The workshop began with simple breathing exercises. More than 20 students and faculty and staff members stood in a circle, gazing at each other above their masks. Inhale. Bring the hands up in front of the body. Exhale. Lower the hands. Visiting artist devynn emory led the synchronization of breath through the movement of the hands and arms. Soon, the group was breathing as one. With a background in dance, choreography, holistic healing, and Western medicine, emory embodies a rare space at the junction of art, ancient knowledge, and modern medicine. 

In the fall of 2022, emory, who uses they/them pronouns, completed a visiting artist residency at Colgate through a collaboration between the Colgate theater department and SUNY Upstate Medical University. In addition to the workshop, “land somatics: moving grief and re-connecting,” there was a screening of the short film deadbird. Because emory is a registered nurse, they made this film inspired partly by the medical mannequins they learned from in nursing school, and partly by their experience providing end-of-life care during the early months of the COVID-19 pandemic. The residency culminated in “can anybody help me hold this body,” a public grief altar project accompanying the film as it is screened across Turtle Island (North America). 

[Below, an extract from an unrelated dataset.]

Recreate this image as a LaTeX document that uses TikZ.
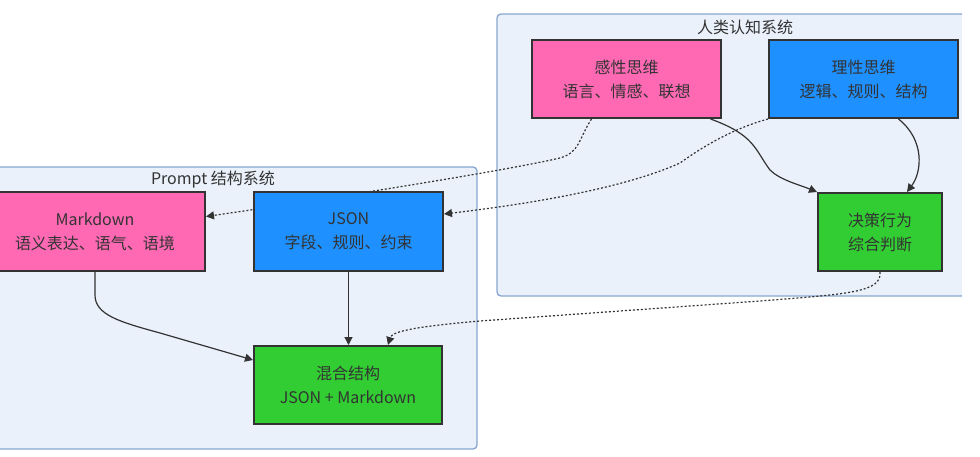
\documentclass[tikz,border=0pt]{standalone}
\usepackage{fontspec}
\setmainfont{Noto Sans CJK SC}
\usepackage{tikz}
\usetikzlibrary{arrows.meta, calc}
\definecolor{feelPink}{HTML}{FF69B4}
\definecolor{logicBlue}{HTML}{1E90FF}
\definecolor{actGreen}{HTML}{32CD32}
\definecolor{groupFill}{HTML}{EAF1FB}
\definecolor{groupLine}{HTML}{86A6CF}
\definecolor{inkGray}{HTML}{333333}
\pgfdeclarelayer{groups}
\pgfdeclarelayer{links}
\pgfsetlayers{groups,links,main}
\tikzset{
  thinkbox/.style={draw=inkGray, line width=2pt, minimum height=78pt, inner sep=0pt,
    align=center, text=inkGray, font=\fontsize{16}{24}\selectfont},
  flow/.style={-{Triangle[length=8pt,width=8pt]}, draw=inkGray, line width=1.2pt},
  hint/.style={flow, dash pattern=on 2pt off 2pt},
  grouptitle/.style={text=inkGray, font=\fontsize{16}{20}\selectfont}
}

\begin{document}
\begin{tikzpicture}[x=1pt, y=-1pt]
  \useasboundingbox (0,0) rectangle (980,457);
  \node[thinkbox, fill=feelPink, minimum width=189pt] (gx) at (626.5,79) {感性思维\\语言、情感、联想};
  \node[thinkbox, fill=logicBlue, minimum width=189pt] (lx) at (863.5,79) {理性思维\\逻辑、规则、结构};
  \node[thinkbox, fill=actGreen, minimum width=124pt] (jc) at (880,232) {决策行为\\综合判断};
  \node[thinkbox, fill=feelPink, minimum width=220pt] (md) at (95,231.5) {Markdown\\语义表达、语气、语境};
  \node[thinkbox, fill=logicBlue, minimum width=189pt] (js) at (348.5,231.5) {JSON\\字段、规则、约束};
  \node[thinkbox, fill=actGreen, minimum width=188pt] (hh) at (348,385) {混合结构\\JSON + Markdown};

  \begin{pgfonlayer}{groups}
    \filldraw[fill=groupFill, draw=groupLine, line width=1.3pt, rounded corners=4pt]
      (-51,167) rectangle (477,449);
    \fill[groupFill] (497,14) rectangle (962,296);
    \draw[groupLine, line width=1.3pt, rounded corners=4pt] (962,14) -- (497,14) -- (497,296) -- (962,296);
    \node[grouptitle] (humanTitle) at (745,27) {人类认知系统};
    \node[grouptitle] (promptTitle) at (213,180) {Prompt 结构系统};
  \end{pgfonlayer}

  \begin{pgfonlayer}{links}
    \draw[hint] ([xshift=-35pt]gx.south) .. controls (578,140) and (580,152) .. (560,158)
      .. controls (500,172) and (300,203) .. ([yshift=15pt]md.east);
    \draw[hint] (lx.south west) .. controls (735,128) and (705,145) .. (680,163)
      .. controls (620,190) and (520,205) .. ([yshift=17.5pt]js.east);
    \draw[flow] ([xshift=84pt]gx.south) .. controls (755,135) and (755,150) .. (770,170)
      .. controls (780,180) and (800,185) .. (jc.north west);
    \draw[flow] ([xshift=35pt]lx.south) .. controls (925,140) and (922,172) .. ([xshift=27pt]jc.north);
    \draw[hint] (jc.south) .. controls (882,292) and (850,294) .. (760,301) -- (480,321)
      .. controls (410,327) and (392,332) .. ([xshift=40pt]hh.north);
    \draw[flow] (md.south) -- (95,295) .. controls (95,315) and (120,322) .. (160,333)
      -- ([yshift=25pt]hh.west);
    \draw[flow] (js.south) -- (js.south |- hh.north);
  \end{pgfonlayer}
\end{tikzpicture}
\end{document}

“In my Indigenous lineage, change, which is death, is very common; it is an honor, and change is all around us,” says emory. “I wanted to create a space for us to be in conversation about death before the moment of crisis, which is where I often see it in the Western medical setting at the bedside.” 

In the workshop, breath and movement are used to process grief. emory lost both of their grandmothers to COVID-19, and their time working as a nurse during the pandemic made them witness to many deaths. In an effort to process these losses, emory turned to their roots in dance and holistic medicine. This workshop is a way of passing on the learning and release emory gained from those days of enforced social isolation. “The masks are not only a practical defense against the spread of disease, they are symbolic of connection to others, even while they isolate and enclose us within the sphere of our own breath,” says emory.

Gentle music surrounded the group. Emory bid each participant to move in their own time, allowing their bodies to release their own unique expression of grief. Individual sequences of gestures developed, and were repeated. In pairs, the participants taught one another the patterns of their gestures and breath. Combining the sequences, each pair danced their mingled patterns for the surrounding circle. 

devynn emory is a choreographer/dance artist, dual-licensed bodyworker, ritual guide, medium, and registered nurse — practicing in the fields of acute/critical care, hospice, COVID-19, and integrative health in New York City.